The figures underline the importance of the EU's Common Agricultural Policy to the farming industry, according to the National Farmers' Union.
The Government's farm business income forecasts for the financial year ending February 2013 predict a decline in the profitability of farming across the majority of farming sectors.
Weather-impacted output, coupled with increased input costs, have hit the industry hard over the last year, particularly in the South West, with its high numbers of hill farmers.
The NFU says the figures serve as a timely reminder that Single Farm Payments subsidies act as a lifeline for many farm businesses and play a vital role when it comes to adapting to increasingly-volatile markets.
Livestock producers have been among the hardest hit, with higher feed costs and an increased feed use hitting profit margins.
The forecasts show profitability for the pig and dairy sectors falling by 50% and 42% respectively. For beef and sheep producers, falls of 44% are predicted for lowland producers, while their uplands counterparts have fared worse with income falling by 52%.
Average farm income for pig enterprises are forecast to fall to £19,000 in 2012/13 from £38,000 in 2011/12.
On dairy farms, average income is predicted to fall to £50,000 from £86,500.
Lowland-grazing livestock farms are expected to see a fall in average incomes to £18,000 from £32,000, with upland grazing to £14,000 from £29,000.
Only the poultry sector remains unchanged, according to the forecast.
Melanie Squires, the South West regional director of the NFU said: "The figures make sobering reading, but will be no surprise for many in the industry.
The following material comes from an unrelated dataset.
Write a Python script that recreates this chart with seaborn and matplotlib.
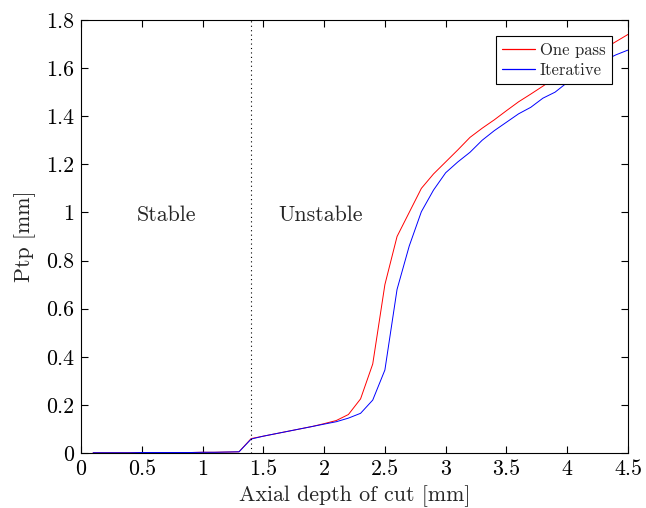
import numpy as np
import pandas as pd
import matplotlib
matplotlib.use("Agg")
import matplotlib.pyplot as plt
from matplotlib.lines import Line2D
import seaborn as sns

# Axial depth of cut [mm]
depth = [0.1, 0.2, 0.3, 0.4, 0.5, 0.6, 0.7, 0.8, 0.9, 1.0, 1.1, 1.2, 1.3, 1.4,
         1.5, 1.6, 1.7, 1.8, 1.9, 2.0, 2.1, 2.2, 2.3, 2.4, 2.5, 2.6, 2.7, 2.8,
         2.9, 3.0, 3.1, 3.2, 3.3, 3.4, 3.5, 3.6, 3.7, 3.8, 3.9, 4.0, 4.1, 4.2,
         4.3, 4.4, 4.5]

# Peak-to-peak amplitude [mm], single-pass model
ptp_one_pass = [0.001, 0.001, 0.001, 0.001, 0.002, 0.002, 0.002, 0.002, 0.002,
                0.003, 0.003, 0.004, 0.005, 0.060, 0.070, 0.080, 0.090, 0.100,
                0.110, 0.122, 0.135, 0.160, 0.225, 0.370, 0.700, 0.900, 1.000,
                1.100, 1.160, 1.210, 1.260, 1.312, 1.350, 1.385, 1.423, 1.460,
                1.492, 1.525, 1.560, 1.590, 1.620, 1.650, 1.680, 1.710, 1.740]

# Peak-to-peak amplitude [mm], iterative model
ptp_iterative = [0.001, 0.001, 0.001, 0.001, 0.002, 0.002, 0.002, 0.002, 0.002,
                 0.003, 0.003, 0.004, 0.005, 0.058, 0.070, 0.080, 0.090, 0.100,
                 0.110, 0.120, 0.130, 0.145, 0.165, 0.220, 0.345, 0.680, 0.860,
                 1.003, 1.093, 1.165, 1.210, 1.250, 1.300, 1.340, 1.375, 1.410,
                 1.437, 1.475, 1.500, 1.540, 1.570, 1.600, 1.630, 1.655, 1.675]

series_names = ["One pass", "Iterative"]
series_colors = {"One pass": "#ff0000", "Iterative": "#0000ff"}
stability_limit = 1.4

df = pd.DataFrame({
    "depth": depth * 2,
    "ptp": ptp_one_pass + ptp_iterative,
    "method": [series_names[0]] * len(depth) + [series_names[1]] * len(depth),
})

sns.set_style("ticks")
plt.rcParams["font.family"] = "serif"
plt.rcParams["font.serif"] = ["cmr10"]
plt.rcParams["mathtext.fontset"] = "cm"
plt.rcParams["axes.formatter.use_mathtext"] = True

FS = 15.8

fig = plt.figure(figsize=(6.46, 5.08), dpi=100)
ax = fig.add_axes([81 / 646, 55 / 508, 547 / 646, 433 / 508])

sns.lineplot(data=df, x="depth", y="ptp", hue="method",
             palette=series_colors, linewidth=0.7, ax=ax, legend=False)

ax.axvline(stability_limit, color="black", linestyle=(0, (1, 3)), linewidth=0.8)

ax.text(0.70, 0.99, "Stable", ha="center", va="center", fontsize=FS)
ax.text(1.97, 0.99, "Unstable", ha="center", va="center", fontsize=FS)

ax.set_xlim(0, 4.5)
ax.set_ylim(0, 1.8)
ax.set_xticks(np.arange(0, 4.51, 0.5))
ax.set_yticks(np.arange(0, 1.81, 0.2))
ax.set_xticklabels(["0", "0.5", "1", "1.5", "2", "2.5", "3", "3.5", "4", "4.5"])
ax.set_yticklabels(["0", "0.2", "0.4", "0.6", "0.8", "1", "1.2", "1.4", "1.6", "1.8"])
ax.tick_params(direction="in", length=5, width=0.8, top=True, right=True,
               labelsize=FS, pad=5, colors="black")
for s in ax.spines.values():
    s.set_linewidth(0.8)
    s.set_color("black")

ax.set_xlabel("Axial depth of cut [mm]", fontsize=FS, labelpad=4)
ax.set_ylabel("Ptp [mm]", fontsize=FS, labelpad=7)

handles = [Line2D([], [], color=series_colors[n], linewidth=0.9) for n in series_names]
leg = ax.legend(handles, series_names, loc="upper right",
                bbox_to_anchor=(0.970, 0.962),
                borderaxespad=0, fancybox=False, edgecolor="black",
                framealpha=1, fontsize=12, handlelength=2.0,
                borderpad=0.35, labelspacing=0.3, handletextpad=0.3)
leg.get_frame().set_linewidth(0.8)

fig.savefig("out.png", dpi=100)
Wheat yield and quality were hit by the weather, while it's been well documented that rising costs outstripped farm-gate price changes for dairy and pork producers at times over the last year.
"More recently, we can add the plummeting lamb price to the list of challenges the industry faces."
The weather caused chaos across the board during the past year and laid bare the importance of Common Agricultural Policy payments, she said. With profits squeezed, a larger number of farmers would again be forced to rely on direct payments to underpin their business in the year ahead.
She added: "Farmers cannot produce at little or no profit indefinitely. They need to turn a profit and they need to re-invest. The reality is that price volatility, low profitability and falling confidence does not provide a secure framework for a sustainable food industry.
"These figures should be a wake-up call for us all."